Современный потребитель – генералиссимус, ничего не смыслящий в военном деле, и
им помыкают, как хотят, лизоблюдствующие генералы и
полковники. По Ратенбахеру, в обществе будущего роль
потребителя должна быть самой активной, а производство можно предоставить и
роботам.
[4] Ратенбахер
вводит термин «биодицея» по аналогии с теодицеей.
Если в оправдании «неподобающего поведения» Бога нуждается, прежде всего,
религиозный человек, то оправдание собственного дальнейшего существования может
понадобиться каждому. Впрочем, как считают последователи так называемой
теологии процесса, Бог тоже учится и меняется, общаясь со своим творением.
Таким образом, учеба оказывается, помимо всего прочего, «подражанием Богу» (imitatio Dei).
[5] «Прекариат (от лат. precarium — нестабильный, негарантированный и
«пролетариат») — социальный класс работников с временной
или частичной занятостью, которая носит постоянный и устойчивый характер.
Для прекариата характерны:
неустойчивое социальное положение, слабая социальная защищенность, отсутствие
многих социальных гарантий, нестабильный доход, депрофессионализация»
(Википедия).
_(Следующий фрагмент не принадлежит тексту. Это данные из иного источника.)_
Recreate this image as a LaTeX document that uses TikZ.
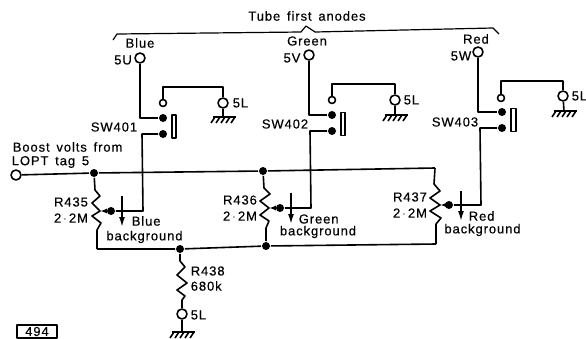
\documentclass[tikz,border=0pt]{standalone}
\usepackage{fontspec}
\setmainfont[LetterSpace=7,WordSpace=1.5,FakeBold=0.4]{Liberation Sans}
\usepackage{tikz}
\usetikzlibrary{arrows.meta}

\tikzset{
	lab/.style={inner sep=0pt, font=\fontsize{13}{13}\selectfont},
	term/.style={circle, draw, fill=white, inner sep=0pt, minimum size=10pt},
	smallterm/.style={circle, draw, fill=white, inner sep=0pt, minimum size=7pt},
	jdot/.style={circle, fill=black, inner sep=0pt, minimum size=8pt},
	swbar/.style={draw, fill=white, inner sep=0pt, minimum width=4.5pt, minimum height=23pt},
	numbox/.style={draw, inner sep=0pt, minimum width=40pt, minimum height=13pt},
	ctrl/.style={-{Latex[length=10pt,width=6pt]}},
	wiper/.style={-{Latex[length=7pt,width=5pt]}}
}
\newcommand{\gndhash}[1]{
	\draw (#1) ++(-10,0) -- ++(23,0);
	\draw (#1) ++(-8,0) -- ++(-4,6);
	\draw (#1) ++(-3,0) -- ++(-4,6);
	\draw (#1) ++(2,0) -- ++(-4,6);
	\draw (#1) ++(7,0) -- ++(-4,6);
	\draw (#1) ++(12,0) -- ++(-4,6);
}

\begin{document}
\begin{tikzpicture}[x=1pt, y=-1pt, line width=1.6pt, line join=round]
	\useasboundingbox (0,0) rectangle (586,338);
	% first anodes bracket
	\node[lab] (title) at (307,16) {Tube first anodes};
	\coordinate (b1) at (113,40);
	\coordinate (b2) at (499,34);
	\draw[line width=1.2pt] (b1) -- (117,34) -- (301,32) -- (306,26) -- (315,32) -- (493,28) -- (b2);
	%
	\begin{scope}
	\node[lab] (col) at (140,43) {Blue};
	\node[lab] (tag) at (123,60) {5U};
	\node[lab] (sw) at (114,127) {SW401};
	\node[term] (v1) at (140,58) {};
	\node[jdot] (v2) at (163,118) {};
	\node[jdot] (sw1low) at (163,134) {};
	\node[smallterm] (v4) at (163,103) {};
	\node[term] (v5) at (223,103) {};
	\node[lab, anchor=west] (gl) at (232,103) {5L};
	\node[swbar] (bar) at (174,126.5) {};
	\coordinate (v6) at (223,117);
	%
	\draw (v1) |- (v2);
	\draw (v4) |- (223,87) -- (v5);
	\draw (v5) -- (v6);
	\gndhash{v6}
	\end{scope}
	%
	\begin{scope}[shift={(169,-3)}]
	\node[lab] (col) at (138,44) {Green};
	\node[lab] (tag) at (123,61) {5V};
	\node[lab] (sw) at (116,127) {SW402};
	\node[term] (v1) at (140,58) {};
	\node[jdot] (v2) at (163,118) {};
	\node[jdot] (sw2low) at (163,134) {};
	\node[smallterm] (v4) at (163,103) {};
	\node[term] (v5) at (226,103) {};
	\node[lab, anchor=west] (gl) at (234,103) {5L};
	\node[swbar] (bar) at (174,127) {};
	\coordinate (v6) at (226,118);
	%
	\draw (v1) |- (v2);
	\draw (v4) |- (226,87) -- (v5);
	\draw (v5) -- (v6);
	\gndhash{v6}
	\end{scope}
	%
	\begin{scope}[shift={(338,-6)}]
	\node[lab] (col) at (138,45) {Red};
	\node[lab] (tag) at (123,62) {5W};
	\node[lab] (sw) at (117,128) {SW403};
	\node[term] (v1) at (140,58) {};
	\node[jdot] (v2) at (164,118) {};
	\node[jdot] (sw3low) at (164,134) {};
	\node[smallterm] (v4) at (163,104) {};
	\node[term] (v5) at (225,102) {};
	\node[lab, anchor=west] (gl) at (233,102) {5L};
	\node[swbar] (bar) at (175.5,126) {};
	\coordinate (v6) at (226,117);
	%
	\draw (v1) |- (v2);
	\draw (v4) |- (225,87) -- (v5);
	\draw (v5) -- (v6);
	\gndhash{v6}
	\end{scope}
	%
	% boost rail and common return
	\node[lab, anchor=west] (boost1) at (12,147) {Boost volts from};
	\node[lab, anchor=west] (boost2) at (11,162) {LOPT tag 5};
	\node[term] (in) at (16,175) {};
	\node[jdot] (j1) at (94,173) {};
	\node[jdot] (j2) at (263,171) {};
	\coordinate (j3) at (435,168);
	\coordinate (k1) at (97,249);
	\node[jdot] (k2) at (180,249) {};
	\node[jdot] (k3) at (266,246) {};
	\coordinate (k4) at (436,244);
	\draw (in) -- (j1) -- (j2) -- (j3);
	\draw (k1) -- (k2) -- (k3) -- (k4);
	%
	% R435
	\node[lab] (r1) at (71,202) {R435};
	\node[lab] (r1v) at (71,218) {2\,$\cdot$\,2M};
	\coordinate (w1) at (100,211);
	\node[jdot] (d1) at (111,211) {};
	\draw (j1) -- (95,190) -- (100,196) -- (92,203) -- (w1) -- (92,216) -- (101,223) -- (97,230) -- (k1);
	\draw[wiper] (d1) -- (w1);
	\draw (d1) -- (143,211) -- (142,134) -- (sw1low);
	\coordinate (a1s) at (122,196);
	\coordinate (a1e) at (122,227);
	\draw[ctrl] (a1s) -- (a1e);
	\node[lab, anchor=west] (bl) at (131,221) {Blue};
	\node[lab] (bb) at (144.5,237) {background};
	%
	% R436
	\node[lab] (r2) at (240,200) {R436};
	\node[lab] (r2v) at (240,216) {2\,$\cdot$\,2M};
	\coordinate (w2) at (269,208);
	\node[jdot] (d2) at (280,208) {};
	\draw (j2) -- (264,188) -- (270,194) -- (260,201) -- (w2) -- (260,215) -- (269,221) -- (266,228) -- (k3);
	\draw[wiper] (d2) -- (w2);
	\draw (d2) -- (311,208) -- (310,131) -- (sw2low);
	\coordinate (a2s) at (291,193);
	\coordinate (a2e) at (291,224);
	\draw[ctrl] (a2s) -- (a2e);
	\node[lab, anchor=west] (gr) at (298,219) {Green};
	\node[lab] (gb) at (318,232) {background};
	%
	% R437
	\node[lab] (r3) at (410,197) {R437};
	\node[lab] (r3v) at (410,213) {2\,$\cdot$\,2M};
	\coordinate (w3) at (440,205);
	\node[jdot] (d3) at (449,205) {};
	\draw (j3) -- (434,184) -- (440,191) -- (430,198) -- (w3) -- (430,211) -- (441,218) -- (436,224) -- (k4);
	\draw[wiper] (d3) -- (w3);
	\draw (d3) -- (481,205) -- (480,128) -- (sw3low);
	\coordinate (a3s) at (461,191);
	\coordinate (a3e) at (461,221);
	\draw[ctrl] (a3s) -- (a3e);
	\node[lab, anchor=west] (rd) at (468,216) {Red};
	\node[lab] (rb) at (482.5,230) {background};
	%
	% R438
	\node[lab, anchor=west] (r4) at (190,271) {R438};
	\node[lab, anchor=west] (r4v) at (190,286) {680k};
	\node[term] (t4) at (182,314) {};
	\node[lab, anchor=west] (gl4) at (190,315) {5L};
	\coordinate (g4) at (182,332);
	\draw (k2) -- (180,261) -- (185,267) -- (177,275) -- (187,283) -- (177,290) -- (185,296) -- (182,300) -- (t4);
	\draw (t4) -- (g4);
	\gndhash{g4}
	%
	\node[numbox, lab] (fig) at (37,331.5) {494};
\end{tikzpicture}
\end{document}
Термин ввел экономист Гай Стэндинг по
аналогии с пролетариатом. Признавая заслуги Стэндинга,
Ратенбахер, тем не менее, относится к нему с
известной иронией: «Маркс хотел быть вождем пролетариата, не принадлежа к этому
классу и даже не любя его. Точно так же Стэндинг с
его хорошей университетской ставкой явно стремится возглавить прекариев и любит
поговорить о том, что нужно прекариату. Я сам пока
еще прекарий, и лучше знаю, что мне надо». Что же касается самого Стэндинга, то он недавно высказался в том смысле, что, если
бы Ратенбахера не было, его надо было бы придумать.